De acordo com o hacker, durante o encontro no Palácio da Alvorada, o então presidente da República reforçou o pedido e teria sugerido ainda que Delgatti auxiliasse técnicos do Ministério da Defesa a apontar ao TSE fragilidades das urnas eletrônicas.

“Ele (Bolsonaro) me disse que eu estaria salvando o Brasil. Era a liberdade do povo em risco. Eu precisava ajudar ele a garantir a lisura das eleições. A conversa foi evoluindo, chegou à parte técnica, e o presidente disse: ‘Essa parte técnica não entendo nada. Então, eu irei enviá-lo ao Ministério da Defesa e lá com os técnicos você explica tudo isso’. Ele chama o coronel Marcelo Câmara e fala: ‘Eu preciso que você leve ele até o Ministério da Defesa’. O coronel contrariou: ‘Não, mas lá é complicado’. E o Bolsonaro disse: ‘Não, isso é uma ordem minha. Cumpra’. Eu fui levado até o Ministério da Defesa pela porta dos fundos”, disse o hacker.

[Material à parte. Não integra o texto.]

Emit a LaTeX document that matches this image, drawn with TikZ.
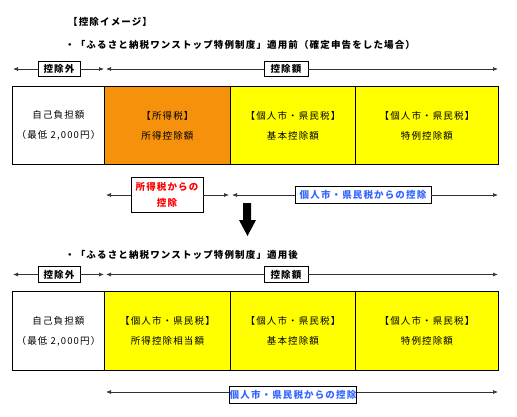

Até então, vários nomes pertencentes aos quadros do governo Bolsonaro (inclusive ministros de Estado) já haviam sido implicados no complô que culminou no 8 de janeiro. Essa é a primeira vez, contudo, que o nome do ex-presidente Jair Bolsonaro (junto de militares) é citado diretamente numa traição ao país na CPMI.